The solution was developed and deployed in three iterations. First, a Lambda Function was developed to eliminate shadow IT. The function would assume a role in each account to collect information about all EC2 instances, including tagging information. This information was aggregated into a report of all accounts’ resources and stored in an S3 bucket. A simple static site was created to pull reports from the bucket for end users to have instant access to up to date information about the agency’s IT infrastructure. The site was designed to be hosted in as S3 bucket, but security considerations led to a pivot and the site was hosted on a t2 micro EC2 instance. This report bucket and front end site also provided flexibility to add additional reports to support other business requirements.
The next step was ensuring that all compute instances were tagged correctly to enable chargeback to the correct cost centers. Each application was assigned a unique billing code, however, development teams did not consistently adhere to enterprise tagging standards. To eliminate this issue, an additional Lambda Function was developed. This function was triggered by EC2 creation and EC2 start events on an Event Bus for all accounts. When an instance was created or started in any of the customer’s AWS accounts, the Lambda function would be triggered- it would ensure the instance had all required tags- including a billing code. If the instance did not have a valid billing code, the Lambda function would stop the instance. Reporting on these actions would also be stored in the reporting S3 bucket.
To provide notifications to users when improperly configured resources were remediated, or need correction, Simple Notification Service (SNS) was proposed. However, business users did not find the formatting of the information emailed to them to be accessible. Simple Email Service (SES) was not FEDRAMP approved, so another solution had to be identified. A Python library, SMTPy, was identified- it would allow a Lambda function to connect to the customer’s SMTP server to send an HTML formatted email. By configuring the Lambda function to connect to the customer’s VPC, the function was able to access the SMTP server without modifying security group or network settings. This solution notified users when resources in AWS were not compliant and provided guidance to remediate the issue.
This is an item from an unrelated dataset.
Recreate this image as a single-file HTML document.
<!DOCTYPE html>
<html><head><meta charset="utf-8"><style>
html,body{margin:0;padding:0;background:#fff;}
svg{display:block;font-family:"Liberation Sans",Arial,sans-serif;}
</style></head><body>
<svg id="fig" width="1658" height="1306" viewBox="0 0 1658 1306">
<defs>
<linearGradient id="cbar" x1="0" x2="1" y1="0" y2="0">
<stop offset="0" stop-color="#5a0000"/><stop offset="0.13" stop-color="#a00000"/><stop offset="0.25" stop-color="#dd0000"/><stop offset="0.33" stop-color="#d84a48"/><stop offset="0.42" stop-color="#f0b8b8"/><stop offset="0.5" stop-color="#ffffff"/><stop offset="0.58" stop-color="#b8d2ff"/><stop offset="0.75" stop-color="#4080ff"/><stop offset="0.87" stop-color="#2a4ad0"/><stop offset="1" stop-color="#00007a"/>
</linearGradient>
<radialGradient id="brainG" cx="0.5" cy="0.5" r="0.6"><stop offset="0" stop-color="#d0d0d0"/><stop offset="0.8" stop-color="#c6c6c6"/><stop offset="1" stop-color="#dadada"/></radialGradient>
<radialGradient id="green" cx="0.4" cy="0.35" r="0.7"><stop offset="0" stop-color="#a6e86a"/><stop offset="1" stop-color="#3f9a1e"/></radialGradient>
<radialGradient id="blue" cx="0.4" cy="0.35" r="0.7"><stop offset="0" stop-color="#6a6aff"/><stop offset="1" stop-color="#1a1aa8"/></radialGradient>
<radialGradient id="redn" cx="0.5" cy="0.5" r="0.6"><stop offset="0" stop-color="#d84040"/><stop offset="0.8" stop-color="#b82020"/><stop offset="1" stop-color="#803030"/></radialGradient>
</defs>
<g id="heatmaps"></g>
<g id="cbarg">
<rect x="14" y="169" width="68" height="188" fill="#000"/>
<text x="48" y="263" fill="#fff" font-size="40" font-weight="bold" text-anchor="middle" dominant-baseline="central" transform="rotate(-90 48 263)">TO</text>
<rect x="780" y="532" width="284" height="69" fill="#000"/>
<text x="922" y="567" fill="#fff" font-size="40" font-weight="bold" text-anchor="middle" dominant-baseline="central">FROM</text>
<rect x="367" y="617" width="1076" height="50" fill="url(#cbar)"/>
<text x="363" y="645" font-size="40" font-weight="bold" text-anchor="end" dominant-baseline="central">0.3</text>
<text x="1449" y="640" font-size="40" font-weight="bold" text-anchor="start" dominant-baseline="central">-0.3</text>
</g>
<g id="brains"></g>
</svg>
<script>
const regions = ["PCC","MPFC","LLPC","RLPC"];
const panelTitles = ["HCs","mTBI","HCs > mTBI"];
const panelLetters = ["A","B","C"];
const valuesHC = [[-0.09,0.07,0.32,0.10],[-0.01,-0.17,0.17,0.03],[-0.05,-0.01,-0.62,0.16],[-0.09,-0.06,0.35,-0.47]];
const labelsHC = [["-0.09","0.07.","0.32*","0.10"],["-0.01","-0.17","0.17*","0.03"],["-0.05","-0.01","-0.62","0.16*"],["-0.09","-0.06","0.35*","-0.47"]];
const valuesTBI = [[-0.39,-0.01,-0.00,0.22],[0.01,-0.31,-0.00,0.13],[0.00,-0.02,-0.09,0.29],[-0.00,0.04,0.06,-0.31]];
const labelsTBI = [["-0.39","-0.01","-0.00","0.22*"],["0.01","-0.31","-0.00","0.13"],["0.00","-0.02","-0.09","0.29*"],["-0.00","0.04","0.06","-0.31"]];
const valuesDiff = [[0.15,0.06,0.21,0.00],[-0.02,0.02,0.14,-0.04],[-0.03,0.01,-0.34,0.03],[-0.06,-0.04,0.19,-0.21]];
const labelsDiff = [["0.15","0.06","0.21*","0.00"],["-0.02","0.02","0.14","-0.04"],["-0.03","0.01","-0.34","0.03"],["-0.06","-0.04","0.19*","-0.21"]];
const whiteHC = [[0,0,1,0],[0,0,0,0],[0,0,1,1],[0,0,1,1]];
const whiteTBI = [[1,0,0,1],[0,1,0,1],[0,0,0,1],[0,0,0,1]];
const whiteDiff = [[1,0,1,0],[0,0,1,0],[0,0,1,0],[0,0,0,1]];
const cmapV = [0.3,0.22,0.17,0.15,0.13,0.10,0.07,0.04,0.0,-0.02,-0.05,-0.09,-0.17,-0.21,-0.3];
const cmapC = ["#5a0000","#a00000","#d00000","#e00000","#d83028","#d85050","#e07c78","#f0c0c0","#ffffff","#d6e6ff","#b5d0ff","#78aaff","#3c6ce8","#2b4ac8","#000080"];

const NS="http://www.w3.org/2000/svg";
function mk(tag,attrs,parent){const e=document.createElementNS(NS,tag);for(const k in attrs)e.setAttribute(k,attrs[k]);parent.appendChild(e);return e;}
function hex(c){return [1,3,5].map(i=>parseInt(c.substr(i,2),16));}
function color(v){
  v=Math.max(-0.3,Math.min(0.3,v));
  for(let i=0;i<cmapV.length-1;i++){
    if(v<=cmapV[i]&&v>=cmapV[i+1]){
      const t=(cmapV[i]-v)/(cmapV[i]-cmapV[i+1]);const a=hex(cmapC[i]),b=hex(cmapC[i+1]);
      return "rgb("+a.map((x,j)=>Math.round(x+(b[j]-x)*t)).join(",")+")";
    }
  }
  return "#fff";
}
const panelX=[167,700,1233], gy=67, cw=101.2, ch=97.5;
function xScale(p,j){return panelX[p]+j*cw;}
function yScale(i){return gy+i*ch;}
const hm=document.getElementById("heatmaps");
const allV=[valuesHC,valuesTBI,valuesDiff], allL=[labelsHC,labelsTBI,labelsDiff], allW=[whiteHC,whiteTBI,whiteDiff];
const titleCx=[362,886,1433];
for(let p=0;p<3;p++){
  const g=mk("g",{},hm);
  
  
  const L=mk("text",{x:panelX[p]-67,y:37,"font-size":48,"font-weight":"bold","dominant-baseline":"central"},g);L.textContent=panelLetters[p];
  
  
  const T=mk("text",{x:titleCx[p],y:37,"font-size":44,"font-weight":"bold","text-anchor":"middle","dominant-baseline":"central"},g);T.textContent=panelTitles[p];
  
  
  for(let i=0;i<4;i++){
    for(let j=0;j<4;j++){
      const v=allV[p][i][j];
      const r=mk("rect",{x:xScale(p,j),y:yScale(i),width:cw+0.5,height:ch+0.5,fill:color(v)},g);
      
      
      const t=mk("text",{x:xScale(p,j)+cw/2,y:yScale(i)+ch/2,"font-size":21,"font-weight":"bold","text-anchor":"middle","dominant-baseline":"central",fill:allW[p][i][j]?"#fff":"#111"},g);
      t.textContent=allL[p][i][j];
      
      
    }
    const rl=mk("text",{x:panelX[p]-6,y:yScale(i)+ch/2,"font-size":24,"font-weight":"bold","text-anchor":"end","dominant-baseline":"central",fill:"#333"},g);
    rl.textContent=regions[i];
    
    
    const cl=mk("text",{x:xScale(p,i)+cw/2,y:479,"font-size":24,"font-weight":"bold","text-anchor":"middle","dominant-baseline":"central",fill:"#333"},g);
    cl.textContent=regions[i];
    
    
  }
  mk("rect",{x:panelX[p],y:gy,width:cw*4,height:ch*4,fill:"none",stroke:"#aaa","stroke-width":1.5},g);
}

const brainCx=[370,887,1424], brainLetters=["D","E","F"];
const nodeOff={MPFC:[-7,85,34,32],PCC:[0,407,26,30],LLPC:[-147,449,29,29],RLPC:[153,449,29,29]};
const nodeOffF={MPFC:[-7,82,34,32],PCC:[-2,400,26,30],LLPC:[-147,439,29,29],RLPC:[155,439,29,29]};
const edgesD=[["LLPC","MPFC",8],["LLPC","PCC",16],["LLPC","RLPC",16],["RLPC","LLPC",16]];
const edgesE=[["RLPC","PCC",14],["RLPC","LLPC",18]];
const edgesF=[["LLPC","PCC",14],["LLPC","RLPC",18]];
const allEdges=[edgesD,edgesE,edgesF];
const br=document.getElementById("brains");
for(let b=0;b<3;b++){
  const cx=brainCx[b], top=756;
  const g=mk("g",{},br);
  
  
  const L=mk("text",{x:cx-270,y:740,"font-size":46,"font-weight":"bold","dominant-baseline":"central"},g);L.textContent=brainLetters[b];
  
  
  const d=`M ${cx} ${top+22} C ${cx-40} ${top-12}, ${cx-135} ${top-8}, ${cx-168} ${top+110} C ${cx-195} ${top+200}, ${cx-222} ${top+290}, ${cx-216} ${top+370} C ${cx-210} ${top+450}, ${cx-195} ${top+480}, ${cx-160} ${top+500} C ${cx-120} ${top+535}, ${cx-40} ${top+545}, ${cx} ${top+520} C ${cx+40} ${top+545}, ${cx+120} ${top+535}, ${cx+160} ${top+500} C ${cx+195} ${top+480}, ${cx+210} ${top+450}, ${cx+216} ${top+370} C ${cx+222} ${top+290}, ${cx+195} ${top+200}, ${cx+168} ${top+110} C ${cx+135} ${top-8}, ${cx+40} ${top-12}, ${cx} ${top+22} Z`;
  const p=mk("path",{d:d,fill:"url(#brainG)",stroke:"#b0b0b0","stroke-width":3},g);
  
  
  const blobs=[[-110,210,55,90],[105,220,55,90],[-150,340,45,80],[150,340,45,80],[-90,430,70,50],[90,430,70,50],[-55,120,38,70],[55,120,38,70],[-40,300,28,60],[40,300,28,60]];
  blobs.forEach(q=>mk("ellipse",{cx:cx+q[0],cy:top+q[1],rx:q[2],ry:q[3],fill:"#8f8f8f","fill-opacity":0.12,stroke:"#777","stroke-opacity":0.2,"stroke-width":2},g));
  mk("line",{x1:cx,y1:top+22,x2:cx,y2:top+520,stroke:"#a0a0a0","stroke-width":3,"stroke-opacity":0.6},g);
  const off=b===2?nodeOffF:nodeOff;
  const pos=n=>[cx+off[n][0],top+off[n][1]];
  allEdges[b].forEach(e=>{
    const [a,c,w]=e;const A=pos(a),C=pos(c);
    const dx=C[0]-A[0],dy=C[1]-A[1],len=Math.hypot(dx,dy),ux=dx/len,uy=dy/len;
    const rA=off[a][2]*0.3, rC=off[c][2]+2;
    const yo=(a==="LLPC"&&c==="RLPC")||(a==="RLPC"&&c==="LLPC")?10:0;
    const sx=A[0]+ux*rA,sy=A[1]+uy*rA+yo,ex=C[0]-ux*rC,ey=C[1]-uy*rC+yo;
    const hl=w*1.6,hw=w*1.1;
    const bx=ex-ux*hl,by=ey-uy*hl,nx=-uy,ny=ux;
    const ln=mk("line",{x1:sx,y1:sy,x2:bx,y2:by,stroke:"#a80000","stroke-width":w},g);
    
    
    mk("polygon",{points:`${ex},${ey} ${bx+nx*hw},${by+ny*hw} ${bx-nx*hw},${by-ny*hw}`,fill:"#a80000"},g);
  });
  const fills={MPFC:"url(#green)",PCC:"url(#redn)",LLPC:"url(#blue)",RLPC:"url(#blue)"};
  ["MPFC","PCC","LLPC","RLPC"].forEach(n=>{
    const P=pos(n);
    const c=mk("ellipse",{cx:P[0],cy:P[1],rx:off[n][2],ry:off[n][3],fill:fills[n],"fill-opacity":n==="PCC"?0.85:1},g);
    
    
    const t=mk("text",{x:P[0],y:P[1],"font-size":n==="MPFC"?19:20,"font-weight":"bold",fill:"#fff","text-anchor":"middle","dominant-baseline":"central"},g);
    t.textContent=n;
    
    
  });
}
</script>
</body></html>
The solution addressed the customer’s needs- the reporting tools gives stakeholders immediate information about any VM deployed in the environments- eliminating shadow IT infrastructure. The tagging compliance ensures that the information reported is complete and accurate. Additionally, since OCIO is able to more accurately charge individual applications for their cloud spend, it has freed up OCIO funds to invest proactively in high value enterprise solutions. Finally, by providing real-time feedback to users when remediation is needed, rather than on audit, provides an opportunity to train users on Cloud best practices, reducing time to train and deploy a ‘Cloud Competent’ workforce.
By favoring AWS managed services and sticking to an (nearly) serverless architecture, this solution optimized cost for the customer both as a direct cost, and in resource-hours saved from operational maintenance. Managed services are not impacted by customer side outages- increasing reliability and uptime. Managed services also increased the security posture of the solution- with no exposed network endpoints or authentication mechanisms, there were no additional vulnerabilities created. Implementing loosely coupled services with clear design patterns allows the solution to be flexible and efficient- the reporting tool had a number of additional business reports added to address a number of Cloud concerns, including providing visibility into other Cloud Providers.
STS reduced the duplication of work processes and the risk of human error.